▶ WRITTEN INSTRUCTION: Copy each line below exactly and leave the pictures out.
━━━ DATASET EXTRACT
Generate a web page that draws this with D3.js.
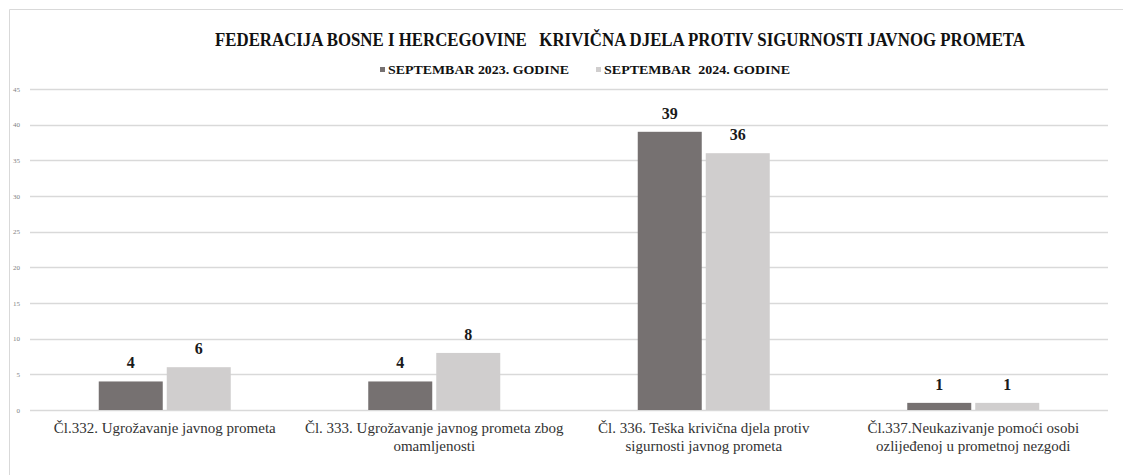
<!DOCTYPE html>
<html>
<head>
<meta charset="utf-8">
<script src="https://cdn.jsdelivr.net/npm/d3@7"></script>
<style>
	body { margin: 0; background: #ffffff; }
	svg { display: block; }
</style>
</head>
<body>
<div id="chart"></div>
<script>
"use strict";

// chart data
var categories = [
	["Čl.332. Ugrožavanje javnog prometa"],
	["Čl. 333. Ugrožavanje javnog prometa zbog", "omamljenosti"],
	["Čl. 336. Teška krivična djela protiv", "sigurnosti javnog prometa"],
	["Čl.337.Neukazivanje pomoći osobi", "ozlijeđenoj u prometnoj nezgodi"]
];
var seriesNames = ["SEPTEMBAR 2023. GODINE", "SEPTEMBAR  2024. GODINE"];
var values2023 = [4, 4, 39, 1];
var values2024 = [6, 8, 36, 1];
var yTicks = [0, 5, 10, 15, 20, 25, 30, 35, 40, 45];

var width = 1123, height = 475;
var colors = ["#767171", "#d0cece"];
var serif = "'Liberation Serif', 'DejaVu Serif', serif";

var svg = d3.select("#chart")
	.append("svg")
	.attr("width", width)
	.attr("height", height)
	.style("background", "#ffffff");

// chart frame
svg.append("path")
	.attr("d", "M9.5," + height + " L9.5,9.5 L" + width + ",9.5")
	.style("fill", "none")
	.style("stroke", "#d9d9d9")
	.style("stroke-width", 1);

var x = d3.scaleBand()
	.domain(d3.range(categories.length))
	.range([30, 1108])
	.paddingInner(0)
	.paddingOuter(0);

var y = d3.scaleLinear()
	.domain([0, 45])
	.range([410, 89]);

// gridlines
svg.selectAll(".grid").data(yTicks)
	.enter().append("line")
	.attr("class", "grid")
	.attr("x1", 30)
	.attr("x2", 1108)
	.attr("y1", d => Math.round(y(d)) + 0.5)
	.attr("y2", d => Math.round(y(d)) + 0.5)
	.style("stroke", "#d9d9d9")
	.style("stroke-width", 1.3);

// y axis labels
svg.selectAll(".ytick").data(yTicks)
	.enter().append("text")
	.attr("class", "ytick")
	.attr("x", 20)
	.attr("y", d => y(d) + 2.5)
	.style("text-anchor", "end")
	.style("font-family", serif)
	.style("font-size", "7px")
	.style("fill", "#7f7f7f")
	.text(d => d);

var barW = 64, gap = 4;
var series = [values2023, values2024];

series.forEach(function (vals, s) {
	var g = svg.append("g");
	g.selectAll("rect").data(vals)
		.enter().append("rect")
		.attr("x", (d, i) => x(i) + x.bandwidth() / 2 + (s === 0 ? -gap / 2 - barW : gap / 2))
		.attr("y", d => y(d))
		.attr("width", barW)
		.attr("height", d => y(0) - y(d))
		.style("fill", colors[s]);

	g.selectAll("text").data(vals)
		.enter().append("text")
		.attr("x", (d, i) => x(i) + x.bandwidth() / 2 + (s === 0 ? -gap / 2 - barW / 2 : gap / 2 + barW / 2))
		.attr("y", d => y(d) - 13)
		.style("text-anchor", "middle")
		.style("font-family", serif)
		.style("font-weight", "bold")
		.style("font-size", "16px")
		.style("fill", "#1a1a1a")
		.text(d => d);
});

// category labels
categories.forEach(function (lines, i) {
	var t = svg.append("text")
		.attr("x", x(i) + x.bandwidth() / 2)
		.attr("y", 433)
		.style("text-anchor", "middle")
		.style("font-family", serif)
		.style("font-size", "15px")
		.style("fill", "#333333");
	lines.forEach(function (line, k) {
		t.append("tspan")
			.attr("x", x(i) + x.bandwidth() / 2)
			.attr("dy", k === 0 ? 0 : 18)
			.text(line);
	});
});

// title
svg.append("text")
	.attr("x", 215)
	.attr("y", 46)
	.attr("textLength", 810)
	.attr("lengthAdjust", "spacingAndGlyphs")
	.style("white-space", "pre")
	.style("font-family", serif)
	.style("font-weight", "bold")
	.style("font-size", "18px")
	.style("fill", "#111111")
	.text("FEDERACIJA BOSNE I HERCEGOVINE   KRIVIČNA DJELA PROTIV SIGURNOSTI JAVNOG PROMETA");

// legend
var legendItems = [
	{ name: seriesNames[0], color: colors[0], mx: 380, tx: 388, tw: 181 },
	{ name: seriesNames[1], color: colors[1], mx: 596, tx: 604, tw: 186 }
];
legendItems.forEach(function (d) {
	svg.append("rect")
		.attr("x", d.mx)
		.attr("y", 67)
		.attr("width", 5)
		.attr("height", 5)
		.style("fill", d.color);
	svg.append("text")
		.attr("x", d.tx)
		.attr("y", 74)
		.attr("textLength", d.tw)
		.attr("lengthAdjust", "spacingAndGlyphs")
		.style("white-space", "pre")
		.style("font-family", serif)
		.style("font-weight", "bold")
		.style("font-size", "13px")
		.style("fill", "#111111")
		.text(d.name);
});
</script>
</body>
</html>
━━━━━━
▶ FINAL RESULT:
Generate a web page that draws this with D3.js.
<!DOCTYPE html>
<html>
<head>
<meta charset="utf-8">
<script src="https://cdn.jsdelivr.net/npm/d3@7"></script>
<style>
	body { margin: 0; background: #ffffff; }
	svg { display: block; }
</style>
</head>
<body>
<div id="chart"></div>
<script>
"use strict";

// chart data
var categories = [
	["Čl.332. Ugrožavanje javnog prometa"],
	["Čl. 333. Ugrožavanje javnog prometa zbog", "omamljenosti"],
	["Čl. 336. Teška krivična djela protiv", "sigurnosti javnog prometa"],
	["Čl.337.Neukazivanje pomoći osobi", "ozlijeđenoj u prometnoj nezgodi"]
];
var seriesNames = ["SEPTEMBAR 2023. GODINE", "SEPTEMBAR  2024. GODINE"];
var values2023 = [4, 4, 39, 1];
var values2024 = [6, 8, 36, 1];
var yTicks = [0, 5, 10, 15, 20, 25, 30, 35, 40, 45];

var width = 1123, height = 475;
var colors = ["#767171", "#d0cece"];
var serif = "'Liberation Serif', 'DejaVu Serif', serif";

var svg = d3.select("#chart")
	.append("svg")
	.attr("width", width)
	.attr("height", height)
	.style("background", "#ffffff");

// chart frame
svg.append("path")
	.attr("d", "M9.5," + height + " L9.5,9.5 L" + width + ",9.5")
	.style("fill", "none")
	.style("stroke", "#d9d9d9")
	.style("stroke-width", 1);

var x = d3.scaleBand()
	.domain(d3.range(categories.length))
	.range([30, 1108])
	.paddingInner(0)
	.paddingOuter(0);

var y = d3.scaleLinear()
	.domain([0, 45])
	.range([410, 89]);

// gridlines
svg.selectAll(".grid").data(yTicks)
	.enter().append("line")
	.attr("class", "grid")
	.attr("x1", 30)
	.attr("x2", 1108)
	.attr("y1", d => Math.round(y(d)) + 0.5)
	.attr("y2", d => Math.round(y(d)) + 0.5)
	.style("stroke", "#d9d9d9")
	.style("stroke-width", 1.3);

// y axis labels
svg.selectAll(".ytick").data(yTicks)
	.enter().append("text")
	.attr("class", "ytick")
	.attr("x", 20)
	.attr("y", d => y(d) + 2.5)
	.style("text-anchor", "end")
	.style("font-family", serif)
	.style("font-size", "7px")
	.style("fill", "#7f7f7f")
	.text(d => d);

var barW = 64, gap = 4;
var series = [values2023, values2024];

series.forEach(function (vals, s) {
	var g = svg.append("g");
	g.selectAll("rect").data(vals)
		.enter().append("rect")
		.attr("x", (d, i) => x(i) + x.bandwidth() / 2 + (s === 0 ? -gap / 2 - barW : gap / 2))
		.attr("y", d => y(d))
		.attr("width", barW)
		.attr("height", d => y(0) - y(d))
		.style("fill", colors[s]);

	g.selectAll("text").data(vals)
		.enter().append("text")
		.attr("x", (d, i) => x(i) + x.bandwidth() / 2 + (s === 0 ? -gap / 2 - barW / 2 : gap / 2 + barW / 2))
		.attr("y", d => y(d) - 13)
		.style("text-anchor", "middle")
		.style("font-family", serif)
		.style("font-weight", "bold")
		.style("font-size", "16px")
		.style("fill", "#1a1a1a")
		.text(d => d);
});

// category labels
categories.forEach(function (lines, i) {
	var t = svg.append("text")
		.attr("x", x(i) + x.bandwidth() / 2)
		.attr("y", 433)
		.style("text-anchor", "middle")
		.style("font-family", serif)
		.style("font-size", "15px")
		.style("fill", "#333333");
	lines.forEach(function (line, k) {
		t.append("tspan")
			.attr("x", x(i) + x.bandwidth() / 2)
			.attr("dy", k === 0 ? 0 : 18)
			.text(line);
	});
});

// title
svg.append("text")
	.attr("x", 215)
	.attr("y", 46)
	.attr("textLength", 810)
	.attr("lengthAdjust", "spacingAndGlyphs")
	.style("white-space", "pre")
	.style("font-family", serif)
	.style("font-weight", "bold")
	.style("font-size", "18px")
	.style("fill", "#111111")
	.text("FEDERACIJA BOSNE I HERCEGOVINE   KRIVIČNA DJELA PROTIV SIGURNOSTI JAVNOG PROMETA");

// legend
var legendItems = [
	{ name: seriesNames[0], color: colors[0], mx: 380, tx: 388, tw: 181 },
	{ name: seriesNames[1], color: colors[1], mx: 596, tx: 604, tw: 186 }
];
legendItems.forEach(function (d) {
	svg.append("rect")
		.attr("x", d.mx)
		.attr("y", 67)
		.attr("width", 5)
		.attr("height", 5)
		.style("fill", d.color);
	svg.append("text")
		.attr("x", d.tx)
		.attr("y", 74)
		.attr("textLength", d.tw)
		.attr("lengthAdjust", "spacingAndGlyphs")
		.style("white-space", "pre")
		.style("font-family", serif)
		.style("font-weight", "bold")
		.style("font-size", "13px")
		.style("fill", "#111111")
		.text(d.name);
});
</script>
</body>
</html>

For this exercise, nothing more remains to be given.